Degree of Difficulty:
Although this is not a difficult pattern, there are some steps that may be a bit tricky for an absolute beginner — mostly in terms of wrestling odd shapes under one’s sewing machine foot. It should be a piece of cake for an intermediate sewer though. Sometimes I see something and I can figure out how to make it myself, but this one has a bit of ingenious construction, so I’m glad I bought the pattern and learned a new trick or two to add to my toolbox of sewing skills.

Modifications:
It’s probably obvious that I modified my tote a bit. I deconstructed one of Mr. Incredible‘s old uniforms for my outer panel fabric. The side in the first picture is the back of the uniform “blouse” with the nice big side pocket from his pants. I added a name tape and branch insignia in totally non-official places. I used the cinch-y thing from the pants and a cuff from the blouse for quasi-usable decoration. The other side is essentially the front of the blouse with the two lower pockets, and including the button placket, although it opens to nothing (if I were really high-speed I would have sewn an inner lining behind the button placket so there’d be a hidden Napoleon-style side entry pocket).
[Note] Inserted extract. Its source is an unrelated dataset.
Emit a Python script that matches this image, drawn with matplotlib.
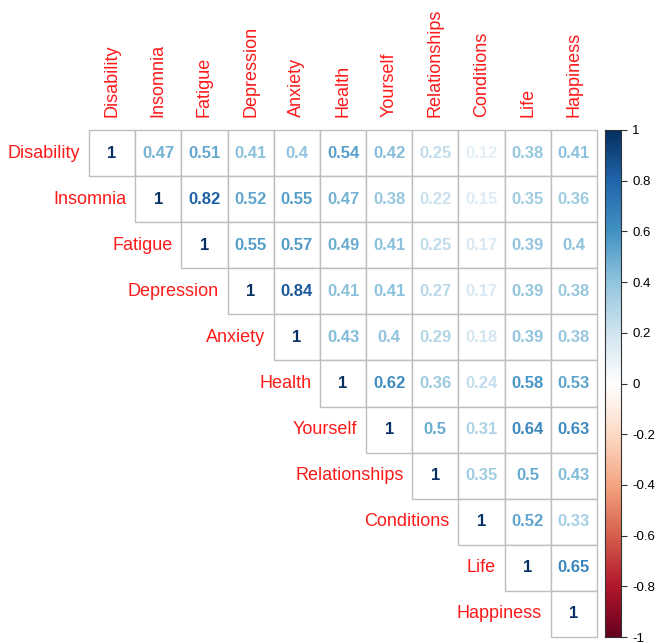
import numpy as np
import matplotlib
matplotlib.use("Agg")
import matplotlib.pyplot as plt
from matplotlib.colors import LinearSegmentedColormap, Normalize
from matplotlib.patches import Rectangle

variables = ["Disability", "Insomnia", "Fatigue", "Depression", "Anxiety", "Health",
             "Yourself", "Relationships", "Conditions", "Life", "Happiness"]

# Upper-triangle correlations, row by row (starting at the diagonal)
upper_rows = [
    [1, 0.47, 0.51, 0.41, 0.4, 0.54, 0.42, 0.25, 0.12, 0.38, 0.41],
    [1, 0.82, 0.52, 0.55, 0.47, 0.38, 0.22, 0.15, 0.35, 0.36],
    [1, 0.55, 0.57, 0.49, 0.41, 0.25, 0.17, 0.39, 0.4],
    [1, 0.84, 0.41, 0.41, 0.27, 0.17, 0.39, 0.38],
    [1, 0.43, 0.4, 0.29, 0.18, 0.39, 0.38],
    [1, 0.62, 0.36, 0.24, 0.58, 0.53],
    [1, 0.5, 0.31, 0.64, 0.63],
    [1, 0.35, 0.5, 0.43],
    [1, 0.52, 0.33],
    [1, 0.65],
    [1],
]

colorbar_ticks = [-1, -0.8, -0.6, -0.4, -0.2, 0, 0.2, 0.4, 0.6, 0.8, 1]

rdbu = ["#67001F", "#B2182B", "#D6604D", "#F4A582", "#FDDBC7", "#FFFFFF",
        "#D1E5F0", "#92C5DE", "#4393C3", "#2166AC", "#053061"]
cmap = LinearSegmentedColormap.from_list("corr_rdbu", rdbu, N=200)
norm = Normalize(-1, 1)

W, H = 661, 643
fig = plt.figure(figsize=(W / 100, H / 100), dpi=100)

left, right, top, bottom = 89, 597, 130, 637
ax = fig.add_axes([left / W, 1 - bottom / H, (right - left) / W, (bottom - top) / H])
n = len(variables)
ax.set_xlim(0, n)
ax.set_ylim(n, 0)
ax.axis("off")

grid_col = "#BEBEBE"
num_font = "Liberation Sans"
for i, row in enumerate(upper_rows):
    for k, val in enumerate(row):
        j = i + k
        ax.add_patch(Rectangle((j, i), 1, 1, facecolor="white", edgecolor=grid_col,
                               linewidth=1.0, clip_on=False))
        txt = f"{val:g}"
        ax.text(j + 0.5, i + 0.5, txt, ha="center", va="center", fontsize=12,
                fontweight="bold", family=num_font, color=cmap(norm(val)))

label_red = "#FF1A1A"
for i, name in enumerate(variables):
    # row labels sit just left of the diagonal cell
    ax.text(i - 0.19, i + 0.5, name, ha="right", va="center", fontsize=13,
            family=num_font, color=label_red)
    # column labels stand above the top row
    ax.text(i + 0.5, -0.28, name, ha="center", va="bottom", rotation=90,
            fontsize=13, family=num_font, color=label_red)

# colour legend
cax = fig.add_axes([605 / W, 1 - bottom / H, 16 / W, (bottom - top) / H])
grad = np.linspace(-1, 1, 400).reshape(-1, 1)
cax.imshow(grad, aspect="auto", cmap=cmap, norm=norm, origin="lower",
           extent=[0, 1, -1, 1])
cax.set_xlim(0, 1)
cax.set_ylim(-1, 1)
cax.set_xticks([])
cax.yaxis.tick_right()
cax.set_yticks(colorbar_ticks)
cax.set_yticklabels([f"{t:g}" for t in colorbar_ticks], family=num_font, fontsize=9.5)
cax.tick_params(axis="y", length=4, width=0.8, color="#333333", pad=4)
for s in cax.spines.values():
    s.set_linewidth(0.8)
    s.set_color("#333333")

fig.savefig("out.png", dpi=100)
Another cinch-y thing, jump wings, insignia from another branch, and a tape you can’t see that says US Army dress it up a bit. On the inside  I used the upper pocket from the uniform blouse because it has an awesome inner pocket for a pen (photo above). The other side of the interior has the pocket included in the pattern, although I used the ribbon that cinches up the bottom of the uniform pants instead of the fabric loop from the instructions (photo below). The shoulder straps are from the length of the pants and include a bit of the double layered sections that reinforce the knee and inner thighs (adds nothing to the functionality of the straps, just a couple of decorative seams).

Conclusion:
I’m very pleased with the pattern and the finished product. I appreciate when something looks equally handsome in real life as it does in the photos on the package. I would definitely recommend this pattern. I give it 12 muffins too (though not literally this time).

06 Feb

Dove in the Window

The new theme at 12×12 is Window. This is huge — I could go so many places with it that I am actually overwhelmed. Out of curiosity, I looked to traditional quilt blocks like Cathedral Windows and Attic Window, and also found one called “Dove in the Window” which and was first published by the Lady’s Art Company in 1898.

dove-in-window-block

I think there’s a lot to be said for traditional quilt blocks and their history. I love their names. Some are whimsical, some are pictorial, some are political — like Burgoyne Surrounded or Whig’s Retreat. I like that their makers could include subtle messages through the blocks they chose to use: the most widely known probably being the blocks claimed to be used by slaves to assist in their escape to freedom like Wagon Wheel, Flying Geese and Monkey Wrench.

I felt compelled to try out this block today. I used fabric from my husband’s old BDUs (battle dress uniform). I doubt I’ll use it as my 12×12 submission, but it could well inform something else I want to work on. Actually, I have about 5,000 things I want to work on. Is it wrong for me to hope the kids don’t come home from school today?